The global impact of climate change could become more severe as investments in clean energy and renewables dwindle, according to a study released by analysts.
As part of its Global Futures Summit 2009 report released this week, carbon market analyst New Energy Finance (NEF) said that although reduced economic activity due to the financial crisis will help reduce CO2, in the long term a lack of funding for carbon-reduction investments could have an adverse effect on emissions.
NEF expects investment in clean energy to hold steady at about $150bn (£106bn) per year through the economic downturn. However, the organisation claims that in the long term, investment in clean energy – renewables, energy efficiency and carbon capture and storage – needs to reach $500bn per year by 2020 if CO2 emissions from the world's energy systems are to peak before 2020.
Scientific experts fear that continued growth of emissions beyond 2015, or 2020 at the latest, would create the strongest risk of severe and irreversible climate change.
"This should be a wake-up call," said NEF chairman and chief executive Michael Liebreich. "New Energy Finance is generally on the optimistic side of the debate: even with the current recession we are more bullish on the shift to clean energy than most mainstream analysts.

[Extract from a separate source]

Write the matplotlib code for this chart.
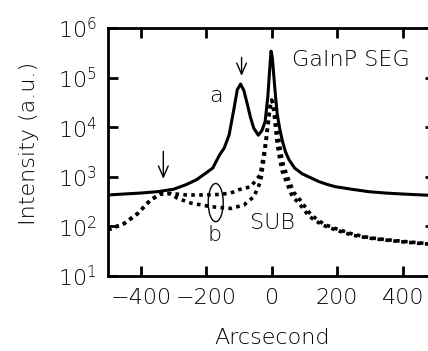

However, it is no longer possible to say we are on track to achieve peak CO2 by 2020. Something has to happen, either in terms of restoring credit to clean-energy projects, or in terms of a surprisingly substantial outcome in Copenhagen."

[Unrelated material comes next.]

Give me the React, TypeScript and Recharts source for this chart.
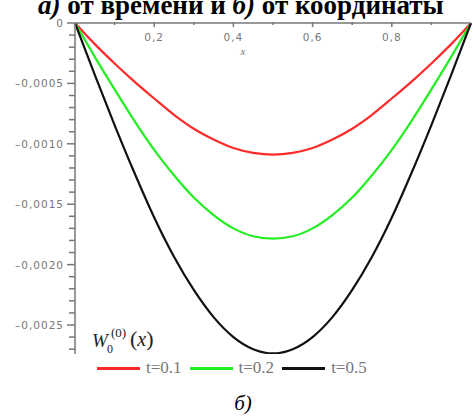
import React from "react";
import { LineChart, Line, XAxis, YAxis, Legend } from "recharts";

// x coordinate and W0(0)(x) values for three moments of time
const xs = [0, 0.05, 0.1, 0.15, 0.2, 0.25, 0.3, 0.35, 0.4, 0.45, 0.5, 0.55, 0.6, 0.65, 0.7, 0.75, 0.8, 0.85, 0.9, 0.95, 1];
const t01 = [0, -0.000175, -0.000335, -0.000485, -0.000625, -0.00076, -0.000875, -0.000965, -0.001035, -0.001075, -0.00109, -0.001075, -0.001035, -0.000965, -0.000875, -0.00076, -0.000625, -0.000485, -0.000335, -0.000175, 0];
const t02 = [0, -0.00028, -0.00055, -0.00081, -0.00105, -0.00126, -0.001445, -0.00159, -0.0017, -0.001765, -0.001785, -0.001765, -0.0017, -0.00159, -0.001445, -0.00126, -0.00105, -0.00081, -0.00055, -0.00028, 0];
const t05 = [0, -0.00043, -0.000845, -0.00124, -0.00161, -0.001935, -0.00221, -0.002435, -0.0026, -0.0027, -0.002735, -0.0027, -0.0026, -0.002435, -0.00221, -0.001935, -0.00161, -0.00124, -0.000845, -0.00043, 0];

const seriesNames = ["t=0.1", "t=0.2", "t=0.5"];
const xTicks = [0.1, 0.2, 0.3, 0.4, 0.5, 0.6, 0.7, 0.8, 0.9];
const yTicks = Array.from({ length: 28 }, (_, i) => -i * 0.0001);

const data = xs.map((x, i) => ({ x, a: t01[i], b: t02[i], c: t05[i] }));

const tickFont = "DejaVu Sans, sans-serif";
const serif = "Liberation Serif, Times New Roman, serif";
const grey = "#777";

const XTick = (props: any) => {
  const { x, y, payload } = props;
  const major = Math.round(payload.value * 10) % 2 === 0;
  return (
    <g>
      <line x1={x} x2={x} y1={y - 1} y2={y + (major ? 4 : 2)} stroke={grey} strokeWidth={1.5} />
      {major && (
        <text x={x} y={y + 18} textAnchor="middle" fontSize={10.5} letterSpacing={1} fontFamily={tickFont} fill={grey}>
          {payload.value.toFixed(1).replace(".", ",")}
        </text>
      )}
    </g>
  );
};

const YTick = (props: any) => {
  const { x, y, payload } = props;
  const n = Math.round(-payload.value * 10000);
  const major = n % 5 === 0;
  const label = n === 0 ? "0" : "–" + (-payload.value).toFixed(4).replace(".", ",");
  return (
    <g>
      <line x1={x - (major ? 8 : 6)} x2={x} y1={y} y2={y} stroke={grey} strokeWidth={1.5} />
      {major && (
        <text x={x - 11} y={y + 4} textAnchor="end" fontSize={10.5} letterSpacing={1} fontFamily={tickFont} fill={grey}>
          {label}
        </text>
      )}
    </g>
  );
};

const LegendContent = (props: any) => (
  <div style={{ display: "flex", alignItems: "center", height: 20 }}>
    {props.payload.map((p: any) => (
      <div key={p.value} style={{ display: "flex", alignItems: "center", marginRight: 8 }}>
        <div style={{ width: 43, height: 3, background: p.color, marginRight: 6 }} />
        <span style={{ fontFamily: serif, fontSize: 17, color: grey }}>{p.value}</span>
      </div>
    ))}
  </div>
);

export default function App() {
  return (
    <div style={{ position: "absolute", left: 0, top: 0, width: 473, height: 416, background: "#fff" }}>
      <LineChart width={473} height={416} data={data} margin={{ top: 3, right: 2, left: 0, bottom: 42 }}>
        <XAxis
          dataKey="x"
          type="number"
          domain={[0, 1]}
          orientation="top"
          height={20}
          ticks={xTicks}
          interval={0}
          tickSize={0}
          tickMargin={0}
          tickLine={false}
          tick={<XTick />}
          axisLine={{ stroke: grey, strokeWidth: 1.5 }}
        />
        <YAxis
          type="number"
          domain={[-0.00274, 0]}
          width={75}
          ticks={yTicks}
          interval={0}
          tickSize={0}
          tickMargin={0}
          tickLine={false}
          tick={<YTick />}
          axisLine={{ stroke: grey, strokeWidth: 1.5 }}
          allowDataOverflow
        />
        <Legend
          content={<LegendContent />}
          wrapperStyle={{ position: "absolute", left: 97, top: 358, width: 320, height: 20 }}
        />
        <Line dataKey="a" name={seriesNames[0]} stroke="#ff2a2a" strokeWidth={2.2} dot={false} type="monotone" isAnimationActive={false} />
        <Line dataKey="b" name={seriesNames[1]} stroke="#22ee22" strokeWidth={2.2} dot={false} type="monotone" isAnimationActive={false} />
        <Line dataKey="c" name={seriesNames[2]} stroke="#111111" strokeWidth={2.2} dot={false} type="monotone" isAnimationActive={false} />
      </LineChart>
      <svg width={473} height={416} style={{ position: "absolute", left: 0, top: 0, pointerEvents: "none" }}>
        <text x={38} y={14} fontFamily={serif} fontWeight="bold" fontSize={27}>
          <tspan fontStyle="italic">а)</tspan> от времени и <tspan fontStyle="italic">б)</tspan> от координаты
        </text>
        <text x={243} y={55} textAnchor="middle" fontFamily={serif} fontStyle="italic" fontSize={11} fill={grey}>
          x
        </text>
        <text fontFamily={serif} fill="#222">
          <tspan x={92} y={347} fontSize={19} fontStyle="italic">W</tspan>
          <tspan x={107} y={353} fontSize={12}>0</tspan>
          <tspan x={111} y={337} fontSize={13}>(0)</tspan>
          <tspan x={130} y={346} fontSize={22}>(</tspan>
          <tspan fontSize={20} fontStyle="italic">x</tspan>
          <tspan fontSize={22}>)</tspan>
        </text>
        <text x={243} y={410} textAnchor="middle" fontFamily={serif} fontStyle="italic" fontSize={21}>
          б)
        </text>
      </svg>
    </div>
  );
}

The lack of economic activity during the recession will have some positive impact on carbon emissions, according to NEF – reducing the total by about one Gtonne per year or about three per cent – but it will not be enough to change the general upward trend, the analyst firm claimed.
"Our work at New Carbon Finance indicates that climate change policies and specifically carbon cap-and-trade systems are making a material difference to shifting from high carbon to low," said Guy Turner, director of NEF's new carbon finance division. "However, the Global Futures 2009 work is sobering: it shows that it is not happening fast enough."
But despite concerns that investment in clean energy is not yet at a sufficient scale, NEF still sees a healthy future for some renewable energy technologies. "The costs of photovoltaic technologies may fall by a factor of four or more between now and 2030, to levels that are highly competitive with alternative forms of generation," the analyst firm said in a statement.
As for wind power, the company claims that although investment in wind technology will drop during the recession, there will be a longer-term expansion in off-shore and on-shore wind farms. "The most prominent markets will be Europe, thanks to wind sites' proximity to consumers' markets and supportive policies, as well as the US and China," the analyst claims.